But he wrote a line in one, that says, I want you to be my wife.

my heart jumped into my throat. he wrote that one, i'm estimating, about a year ago, give or take. and i was simply astonished that he had written that. that he thinks of it. it could have been something that sounded good in a poem. but that seems like a pretty big step to be thrown in arbitrarily. don't you think?

I feel..a little settled. a little relieved, kind of. He thinks about it. He wrote me in a letter,

i've been thinking about it, and i've decided that i have to marry you. because i hate every other girl on earth.-but then he said-not really, but i do love you more than i could ever love anyone else.-

so what does that mean. not really i don't have to marry you? I just believe that it means he does, but he doesn't really mean that he hates every other girl on earth. he doesnt' hate emily and annette and those girls. just as long as he doesnt' love another, except his mom or grandma or other family member.
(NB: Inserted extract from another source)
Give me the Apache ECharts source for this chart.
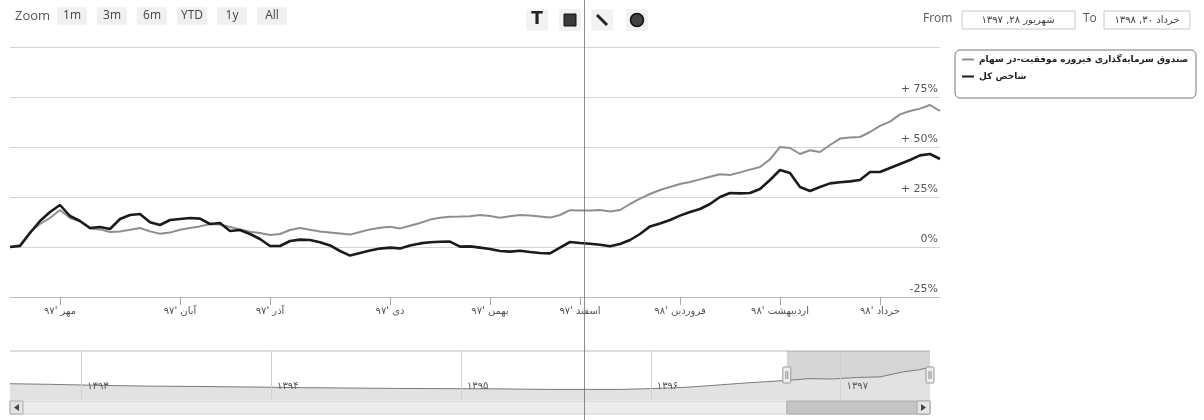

i can't believe how long this entry is.

and i keep thinking about that poem. i inadvertantly discovered this whole other spectre of noah that i knew instinctively that he had, from emails and letters. if you read between the lines you see it there, screaming outat you "i'm a talented writer". i'm reassured more than i ever thought possible. I'm also happy in a greedy kind of way, that i know of this and few other people do. his mom to an extent and his brother. maybe his dad, but i'm not sure about that. to everyone else he is funny noah. red head noah. skinny sarcastic noah.

i'm glad i know now. and as i was painting the cabinets and i just kept thinking "i must love him. because i'm pretty sure i would never do this for another person (except ava) that wasn't also present and helping. i wouldn't do this for many other people period. It must be love."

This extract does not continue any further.